По крайней мере, можно сказать, что русское эсхатологическое сознание раздваивалось между отрицательными и положительными полюсами ожидания, или, говоря другими словами, между средневековым образом Страшного Суда и раннехристианским чаянием вечной жизни. Последнее, возможно, объясняет странную популярность на Руси некоторых доникейских отцов, на которых обычно не обращают внимания как на «вытесненных» классической и постклассической патриотической мыслью.
Аскетизм
Аскетизм разнообразно коренится в человеческой природе и ее религиозных потребностях; поэтому он присущ обоим религиозным течениям, ориентированным соответственно на любовь или страх. Можно ожидать, — и это ожидание подтверждается историческими свидетельствами, — что религия страха порождает более суровые и более мощные формы аскетизма. На среднем уровне русский аскетизм не достиг грандиозных вершин христианского Востока, ни даже, в некоторых отношениях, католического Запада. Вообще говоря, русский тип аскетизма отличается умеренностью, хотя эта умеренность может показаться крайностью нашим современникам. Наиболее суровый образ жизни, в подземных пещерах и затворе, вели ученики Антония Киевского, который сам прошел выучку в школе Святой горы Афон. Через Святую гору можно проследить влияние сирийского монашества на эту школу благочестия. Одно из аскетических изобретений Сирии — вериги — привились и на Руси и применялись до самого последнего времени. С другой стороны, столпничество не оставило какихлибо следов в домонгольской Руси. Оно появляется в несколько смягченной форме в более поздние века.

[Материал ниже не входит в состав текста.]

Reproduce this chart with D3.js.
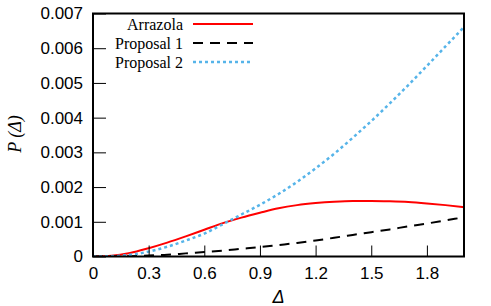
<!DOCTYPE html>
<html><head><meta charset="utf-8">
<script src="https://cdn.jsdelivr.net/npm/d3@7"></script>
<style>body{margin:0;background:#fff}svg{display:block}</style>
</head><body>
<script>
const deltas = [0,0.1,0.2,0.3,0.4,0.5,0.6,0.7,0.8,0.9,1.0,1.1,1.2,1.3,1.4,1.5,1.6,1.7,1.8,1.9,2.0];
const arrazola = [0,0.00002,0.0001,0.00024,0.0004,0.00058,0.00077,0.00096,0.00112,0.00126,0.00139,0.00148,0.00154,0.00158,0.0016,0.0016,0.00159,0.00157,0.00153,0.00148,0.00142];
const proposal1 = [0,0.000002,0.00001,0.00003,0.00005,0.00009,0.00013,0.00017,0.00022,0.00027,0.00033,0.00039,0.00046,0.00054,0.00062,0.0007,0.00078,0.00087,0.00095,0.00104,0.00113];
const proposal2 = [0,0.00001,0.00005,0.00014,0.00028,0.00046,0.00066,0.00093,0.00121,0.00149,0.0018,0.00215,0.00254,0.00296,0.00342,0.0039,0.00441,0.00494,0.00549,0.00605,0.00661];
const seriesNames = ["Arrazola","Proposal 1","Proposal 2"];
const xTicks = [0,0.3,0.6,0.9,1.2,1.5,1.8];
const yTicks = [0,0.001,0.002,0.003,0.004,0.005,0.006,0.007];

const W=491,H=306;
const m={l:93,r:27,t:13.5,b:49.5};
const svg=d3.select("body").append("svg").attr("width",W).attr("height",H);
const x=d3.scaleLinear().domain([0,2]).range([m.l,W-m.r]);
const y=d3.scaleLinear().domain([0,0.007]).range([H-m.b,m.t]);

const styles=[
 {color:"#ff0000",dash:null,w:2},
 {color:"#000000",dash:"10,7",w:2},
 {color:"#56b4e9",dash:"3,3",w:2.5}
];
const data=[arrazola,proposal1,proposal2];

const clip=svg.append("clipPath").attr("id","c").append("rect")
 .attr("x",m.l).attr("y",m.t).attr("width",W-m.r-m.l).attr("height",H-m.b-m.t);

const line=d3.line().x((d,i)=>x(deltas[i])).y(d=>y(d)).curve(d3.curveMonotoneX);
const g=svg.append("g").attr("clip-path","url(#c)");
data.forEach((s,k)=>{
 g.append("path").datum(s).attr("d",line).attr("fill","none")
  .attr("stroke",styles[k].color).attr("stroke-width",styles[k].w)
  .attr("stroke-dasharray",styles[k].dash);
});

// axes with inward ticks
const xa=d3.axisBottom(x).tickValues(xTicks).tickSize(-11).tickPadding(15).tickFormat(d=>d3.format("")(d));
const ya=d3.axisLeft(y).tickValues(yTicks).tickSize(-13).tickPadding(24).tickFormat(d=>d===0?"0":d3.format(".3f")(d));
const gx=svg.append("g").attr("transform",`translate(0,${H-m.b})`).call(xa);
const gy=svg.append("g").attr("transform",`translate(${m.l},0)`).call(ya);
[gx,gy].forEach(a=>{
 a.select(".domain").remove();
 a.selectAll(".tick line").attr("stroke","#000").attr("stroke-width",1);
 a.selectAll("text").attr("font-family","Liberation Sans, Arial, sans-serif").attr("font-size",17).attr("fill","#000");
});
gy.selectAll("text").attr("x",-10);
gx.selectAll("text").attr("dy","0.71em").attr("y",10);

// frame
svg.append("rect").attr("x",m.l).attr("y",m.t).attr("width",W-m.r-m.l).attr("height",H-m.b-m.t)
 .attr("fill","none").attr("stroke","#000").attr("stroke-width",2);

// labels
svg.append("text").attr("x",x(1)).attr("y",303).attr("text-anchor","middle")
 .attr("font-family","Liberation Sans, Arial, sans-serif").attr("font-style","italic").attr("font-size",18).text("Δ");
svg.append("text").attr("transform","translate(21,134) rotate(-90)").attr("text-anchor","middle")
 .attr("font-family","Liberation Serif, Times New Roman, serif").attr("font-style","italic").attr("font-size",18).text("P (Δ)");

// legend
const lg=svg.append("g");
seriesNames.forEach((n,k)=>{
 const yy=24+k*19;
 lg.append("text").attr("x",183).attr("y",yy).attr("dy","0.35em").attr("text-anchor","end")
  .attr("font-family","Liberation Serif, Times New Roman, serif").attr("font-size",16).text(n);
 lg.append("line").attr("x1",193).attr("x2",253).attr("y1",yy).attr("y2",yy)
  .attr("stroke",styles[k].color).attr("stroke-width",styles[k].w).attr("stroke-dasharray",styles[k].dash);
});
</script>
</body></html>
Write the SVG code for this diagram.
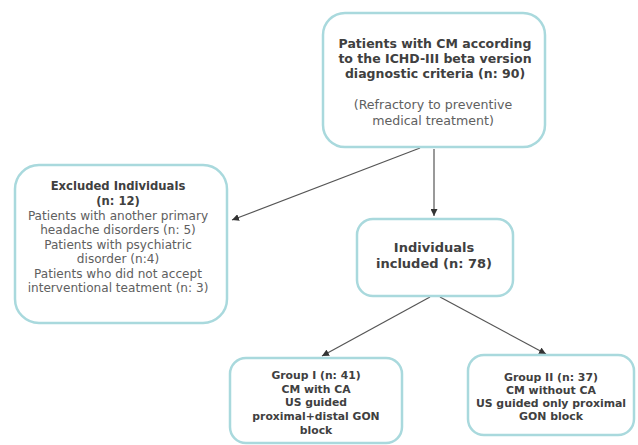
<svg xmlns="http://www.w3.org/2000/svg" width="638" height="445" viewBox="0 0 638 445">
<defs>
<marker id="arr" viewBox="0 0 10 10" refX="10" refY="5" markerWidth="7" markerHeight="7" orient="auto" markerUnits="userSpaceOnUse">
<path d="M0,0 L10,5 L0,10 z" fill="#333"/>
</marker>
<style>
.box{fill:#fff;stroke:#a9d9dd;stroke-width:2.5}
.b{font-family:"DejaVu Sans",sans-serif;font-weight:bold;fill:#404040;text-anchor:middle}
.r{font-family:"DejaVu Sans",sans-serif;fill:#606060;text-anchor:middle}
.c{stroke:#555;stroke-width:1.2;fill:none;marker-end:url(#arr)}
</style>
</defs>
<rect width="638" height="445" fill="#fff"/>
<g id="connectors">
<line class="c" x1="420" y1="148" x2="232" y2="220"/>
<line class="c" x1="434" y1="149" x2="434" y2="216"/>
<line class="c" x1="430" y1="297" x2="322" y2="356"/>
<line class="c" x1="440" y1="297" x2="546" y2="354"/>
</g>
<g id="top">
<rect class="box" x="323" y="13" width="222" height="134" rx="22"/>
<text class="b" font-size="12.5" x="435" y="48">Patients with CM according</text>
<text class="b" font-size="12.5" x="435" y="63">to the ICHD-III beta version</text>
<text class="b" font-size="12.5" x="435" y="78">diagnostic criteria (n: 90)</text>
<text class="r" font-size="12.6" x="433" y="109">(Refractory to preventive</text>
<text class="r" font-size="12.6" x="433" y="125">medical treatment)</text>
</g>
<g id="excluded">
<rect class="box" x="15" y="165" width="212" height="158" rx="24"/>
<text class="b" font-size="11.6" x="118" y="190">Excluded Individuals</text>
<text class="b" font-size="11.6" x="118" y="205">(n: 12)</text>
<text class="r" font-size="12.1" x="118" y="220">Patients with another primary</text>
<text class="r" font-size="12.1" x="118" y="234">headache disorders (n: 5)</text>
<text class="r" font-size="12.1" x="118" y="249">Patients with psychiatric</text>
<text class="r" font-size="12.1" x="118" y="263">disorder (n:4)</text>
<text class="r" font-size="12.1" x="118" y="278">Patients who did not accept</text>
<text class="r" font-size="12.1" x="118" y="292">interventional teatment (n: 3)</text>
</g>
<g id="included">
<rect class="box" x="357" y="219" width="156" height="77" rx="16"/>
<text class="b" font-size="13" x="434" y="252">Individuals</text>
<text class="b" font-size="13" x="434" y="268">included (n: 78)</text>
</g>
<g id="group1">
<rect class="box" x="230" y="358" width="172" height="85" rx="16"/>
<text class="b" font-size="10.8" x="316" y="379">Group I (n: 41)</text>
<text class="b" font-size="10.8" x="316" y="393">CM with CA</text>
<text class="b" font-size="10.8" x="316" y="406">US guided</text>
<text class="b" font-size="10.8" x="316" y="420">proximal+distal GON</text>
<text class="b" font-size="10.8" x="316" y="434">block</text>
</g>
<g id="group2">
<rect class="box" x="468" y="355" width="166" height="80" rx="16"/>
<text class="b" font-size="10.9" x="551" y="381">Group II (n: 37)</text>
<text class="b" font-size="10.9" x="551" y="394">CM without CA</text>
<text class="b" font-size="10.9" x="551" y="407">US guided only proximal</text>
<text class="b" font-size="10.9" x="551" y="420">GON block</text>
</g>
</svg>
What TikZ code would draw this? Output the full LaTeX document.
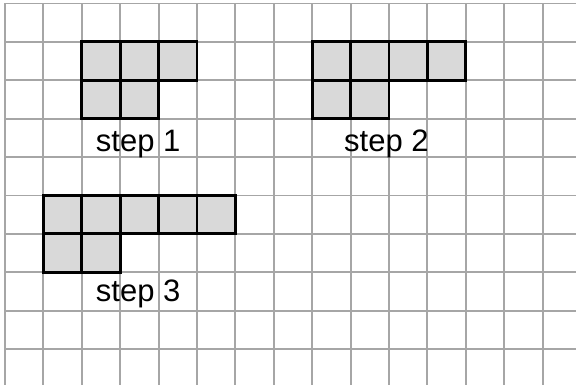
\documentclass[tikz,border=0pt]{standalone}
\usepackage{fontspec}
\setmainfont{Liberation Sans}
\definecolor{gridgray}{HTML}{A6A6A6}
\definecolor{cellgray}{HTML}{D9D9D9}
\begin{document}
\begin{tikzpicture}[x=1pt,y=-1pt,
  gridline/.style={draw=gridgray,line width=1.9pt},
  cellbox/.style={draw=black,fill=cellgray,line width=2.9pt},
  lbl/.style={font=\fontsize{31}{36}\selectfont,anchor=base west,inner sep=0pt}]
\useasboundingbox (0,0) rectangle (576,385);
\fill[white] (0,0) rectangle (576,385);
\foreach \k in {0,...,14} \draw[gridline] ({5+38.4*\k},3.5) -- ({5+38.4*\k},385);
\foreach \j in {0,...,9} \draw[gridline] (5,{3.5+38.4*\j}) -- (576,{3.5+38.4*\j});
\foreach \i/\j in {2/1,3/1,4/1,2/2,3/2,8/1,9/1,10/1,11/1,8/2,9/2,1/5,2/5,3/5,4/5,5/5,1/6,2/6}
  \draw[cellbox] ({5+38.4*\i},{3.5+38.4*\j}) rectangle ++(38.4,38.4);
\node[lbl] (s1) at (95.7,152) {step 1};
\node[lbl] (s2) at (344,152) {step 2};
\node[lbl] (s3) at (95.7,301.7) {step 3};
\end{tikzpicture}
\end{document}
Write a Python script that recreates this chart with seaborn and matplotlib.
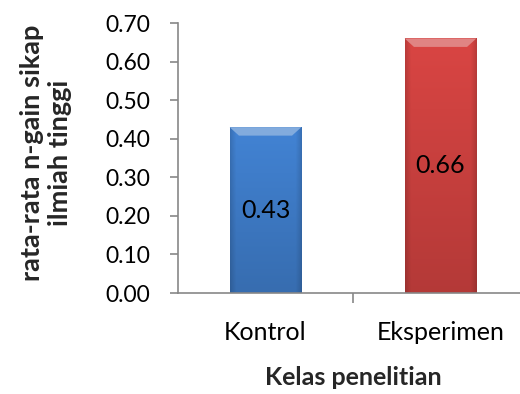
import numpy as np
import matplotlib
matplotlib.use("Agg")
import matplotlib.pyplot as plt
import matplotlib.colors as mcolors
import pandas as pd
import seaborn as sns

# Average high scientific-attitude n-gain per class
kelas = ["Kontrol", "Eksperimen"]
ngain = [0.43, 0.66]
warna = ["#3F7DCA", "#CF4240"]
y_ticks = [0.0, 0.1, 0.2, 0.3, 0.4, 0.5, 0.6, 0.7]

sns.set_theme(style="white")
plt.rcParams["font.family"] = ["Lato", "DejaVu Sans"]

df = pd.DataFrame({"kelas": kelas, "ngain": ngain})

fig = plt.figure(figsize=(5.2, 3.94), dpi=100)
ax = fig.add_axes([178 / 520, 1 - 293 / 394, 350 / 520, (293 - 23) / 394])

sns.barplot(data=df, x="kelas", y="ngain", hue="kelas", palette=warna,
            width=0.41, legend=False, ax=ax, saturation=1, linewidth=0)

ax.set_xlim(-0.5, 1.5)
ax.set_ylim(0, 0.70)


def shade(base, n=64):
    """Excel-style bevel: bright body, darker toward the base and the sides."""
    rgb = np.array(mcolors.to_rgb(base))
    h, w = 400, n
    xs = np.linspace(0, 1, w)
    ys = np.linspace(0, 1, h)  # 0 = top
    X, Y = np.meshgrid(xs, ys)
    f = 1.05 - 0.18 * Y
    edge = np.minimum(X, 1 - X)
    f = f * (0.86 + 0.14 * np.clip(edge / 0.08, 0, 1))
    return np.clip(rgb[None, None, :] * f[..., None], 0, 1)


for patch, base in zip(ax.patches, warna):
    x0, y0 = patch.get_x(), patch.get_y()
    w, h = patch.get_width(), patch.get_height()
    im = ax.imshow(shade(base), extent=[x0, x0 + w, y0, y0 + h], aspect="auto",
                   origin="upper", zorder=patch.get_zorder() + 0.1)
    im.set_clip_path(patch)
    # bevelled top rim
    rgb = np.array(mcolors.to_rgb(base))
    light = np.clip(rgb + (1 - rgb) * 0.35, 0, 1)
    bev = 0.022
    inset = w * 0.13
    poly = plt.Polygon([[x0, y0 + h], [x0 + w, y0 + h],
                        [x0 + w - inset, y0 + h - bev], [x0 + inset, y0 + h - bev]],
                       closed=True, facecolor=light, edgecolor="none",
                       zorder=patch.get_zorder() + 0.2)
    ax.add_patch(poly)
    patch.set_edgecolor("#B0B0B0")
    patch.set_linewidth(0.6)

for cont in ax.containers:
    ax.bar_label(cont, labels=[f"{v:.2f}" for v in cont.datavalues],
                 label_type="center", fontsize=18, color="black", zorder=10)

# axes styling
for side in ["top", "right"]:
    ax.spines[side].set_visible(False)
for side in ["left", "bottom"]:
    ax.spines[side].set_color("#878787")
    ax.spines[side].set_linewidth(1.2)

ax.set_yticks(y_ticks)
ax.set_yticklabels([f"{t:.2f}" for t in y_ticks])
ax.tick_params(axis="y", which="major", direction="out", length=6, width=1.2,
               color="#878787", labelsize=16.5, labelcolor="black", pad=14, left=True)
ax.tick_params(axis="x", which="major", length=0, labelsize=18, labelcolor="black", pad=20)
ax.set_xticks([0.5], minor=True)
ax.tick_params(axis="x", which="minor", direction="out", length=7, width=1.2,
               color="#878787", bottom=True)

ax.set_xlabel("Kelas penelitian", fontsize=18, fontweight="bold", labelpad=16)
ax.set_ylabel("rata-rata n-gain sikap\nilmiah tinggi", fontsize=19.5,
              fontweight="bold", linespacing=1.2)
ax.yaxis.set_label_coords(-(178 - 72) / 350, 0.52)

fig.savefig("out.png", dpi=100)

Кекотическая школа преподобного Феодосия предпочла умеренные аскетические подвиги, заимствованные из палестинского опыта: пост, физический труд, бодрствование. Война против диавола и плоти велась неустанно и мужественно.
Но вместо лобовых атак— самоистязаний, использовалась тактика осады, изматывания и постепенного обескровливания противника. Жестокость битвы подменялась постоянством усилий. По этой причине русские аскеты предпочитали классической греко–латинской терминологии войны терминологию труда. Эта концепция аскетизма на Руси не ограничивалась кенотическим подходом. Аскетическая агрессивность школы Антония осталась одиноким явлением в истории русской святости: ею восхищались, но последователей не нашлось.
Мистицизм
Из всех монашеских школ христианского Востока древний Египет, по–видимому, имел наименьшее влияние на Киевскую Русь, хотя египетские патерики и жития святых были хорошо, известны. В Египте под влиянием александрийского платонического богословия аскетизм был путем к созерцанию. На Руси до монгольского нашествия мы не находим никаких следов созерцательных течений. Менее всего можно говорить о бытовании мистицизма какого‑либо рода. Возрождение мистической жизни в Константинополе X и XI веков благодаря Симеону Новому Богослову осталось, по–видимому, незамеченным в Киеве. Правда, Студийский монастырь— великий духовный маяк для Руси— отвергал новое мистическое учение и его практику. Русь должна была ждать еще примерно три столетия, прежде чем смогла принять и довести до высокого совершенства мистический образ жизни.